_Do this:_ Set down word for word the lines running from the line with "Convert this diagram to TikZ code." to the line with "(c1) at (297,465)", ends included. Skip every picture.

_Entries:_
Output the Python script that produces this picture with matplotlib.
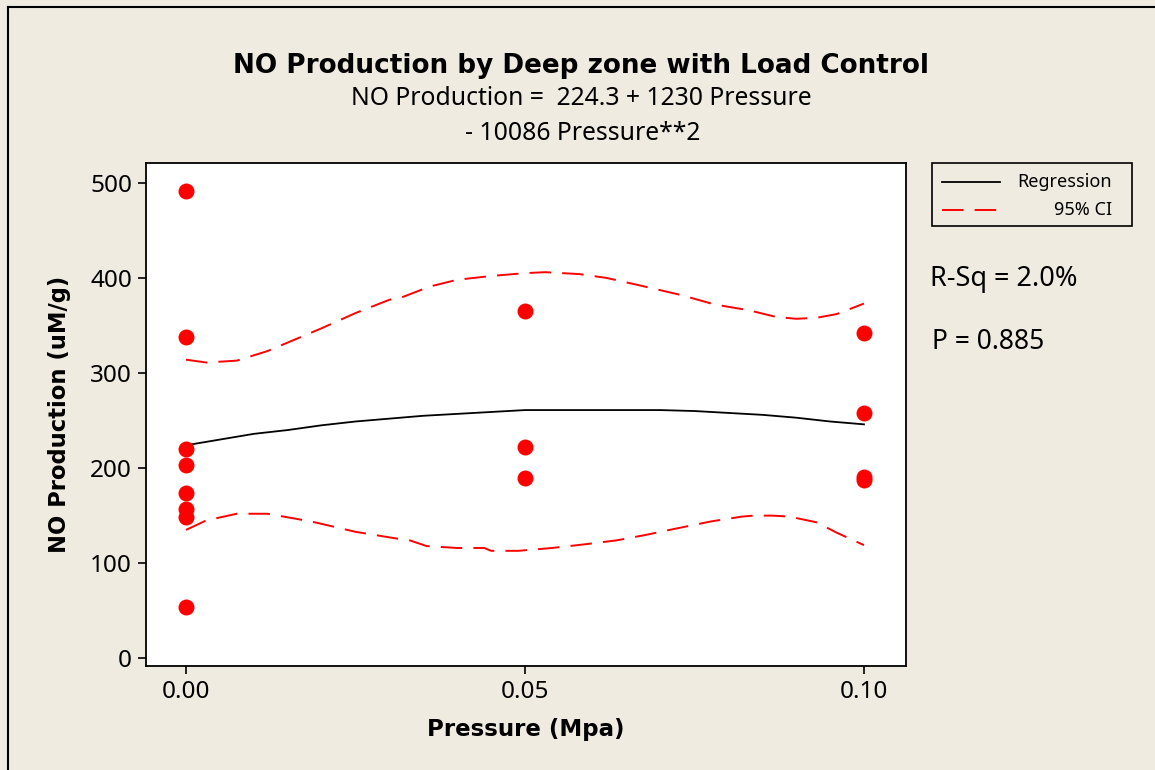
==
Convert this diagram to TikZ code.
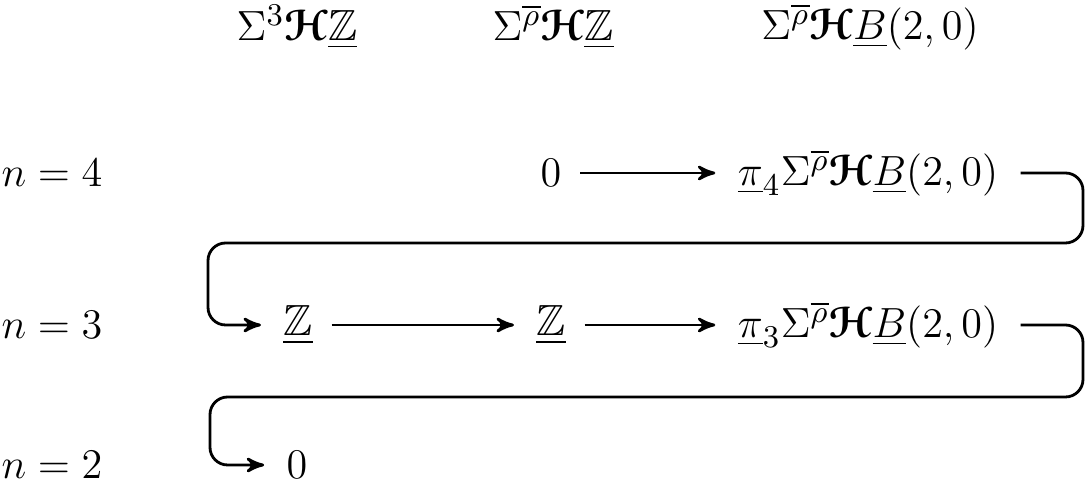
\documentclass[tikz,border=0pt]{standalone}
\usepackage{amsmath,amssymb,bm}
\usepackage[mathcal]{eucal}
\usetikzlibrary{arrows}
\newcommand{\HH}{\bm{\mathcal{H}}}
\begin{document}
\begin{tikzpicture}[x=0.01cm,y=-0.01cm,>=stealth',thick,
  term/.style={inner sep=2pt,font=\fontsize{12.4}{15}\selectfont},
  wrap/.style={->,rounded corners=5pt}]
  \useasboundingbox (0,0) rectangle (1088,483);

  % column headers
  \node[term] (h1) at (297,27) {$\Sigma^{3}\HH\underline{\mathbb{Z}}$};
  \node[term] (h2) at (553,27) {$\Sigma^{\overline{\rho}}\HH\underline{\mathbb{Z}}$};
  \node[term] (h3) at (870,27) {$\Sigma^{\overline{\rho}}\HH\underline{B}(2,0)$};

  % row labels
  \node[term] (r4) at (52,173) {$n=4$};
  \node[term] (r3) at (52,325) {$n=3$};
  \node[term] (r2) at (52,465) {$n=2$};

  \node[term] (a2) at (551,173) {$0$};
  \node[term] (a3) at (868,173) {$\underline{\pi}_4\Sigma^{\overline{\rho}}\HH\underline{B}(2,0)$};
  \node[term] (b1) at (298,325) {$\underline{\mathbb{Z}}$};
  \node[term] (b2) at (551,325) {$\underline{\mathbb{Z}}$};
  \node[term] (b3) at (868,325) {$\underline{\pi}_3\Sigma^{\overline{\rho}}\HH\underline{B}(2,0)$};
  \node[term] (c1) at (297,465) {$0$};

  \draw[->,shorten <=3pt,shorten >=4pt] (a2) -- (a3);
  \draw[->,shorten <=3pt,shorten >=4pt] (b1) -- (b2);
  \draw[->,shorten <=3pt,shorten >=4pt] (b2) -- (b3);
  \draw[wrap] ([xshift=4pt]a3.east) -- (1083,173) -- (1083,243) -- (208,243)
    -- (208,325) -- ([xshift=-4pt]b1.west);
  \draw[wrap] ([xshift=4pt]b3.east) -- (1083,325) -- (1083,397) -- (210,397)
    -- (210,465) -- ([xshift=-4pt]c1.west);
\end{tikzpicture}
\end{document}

_Finished exercise:_
Convert this diagram to TikZ code.
\documentclass[tikz,border=0pt]{standalone}
\usepackage{amsmath,amssymb,bm}
\usepackage[mathcal]{eucal}
\usetikzlibrary{arrows}
\newcommand{\HH}{\bm{\mathcal{H}}}
\begin{document}
\begin{tikzpicture}[x=0.01cm,y=-0.01cm,>=stealth',thick,
  term/.style={inner sep=2pt,font=\fontsize{12.4}{15}\selectfont},
  wrap/.style={->,rounded corners=5pt}]
  \useasboundingbox (0,0) rectangle (1088,483);

  % column headers
  \node[term] (h1) at (297,27) {$\Sigma^{3}\HH\underline{\mathbb{Z}}$};
  \node[term] (h2) at (553,27) {$\Sigma^{\overline{\rho}}\HH\underline{\mathbb{Z}}$};
  \node[term] (h3) at (870,27) {$\Sigma^{\overline{\rho}}\HH\underline{B}(2,0)$};

  % row labels
  \node[term] (r4) at (52,173) {$n=4$};
  \node[term] (r3) at (52,325) {$n=3$};
  \node[term] (r2) at (52,465) {$n=2$};

  \node[term] (a2) at (551,173) {$0$};
  \node[term] (a3) at (868,173) {$\underline{\pi}_4\Sigma^{\overline{\rho}}\HH\underline{B}(2,0)$};
  \node[term] (b1) at (298,325) {$\underline{\mathbb{Z}}$};
  \node[term] (b2) at (551,325) {$\underline{\mathbb{Z}}$};
  \node[term] (b3) at (868,325) {$\underline{\pi}_3\Sigma^{\overline{\rho}}\HH\underline{B}(2,0)$};
  \node[term] (c1) at (297,465) {$0$};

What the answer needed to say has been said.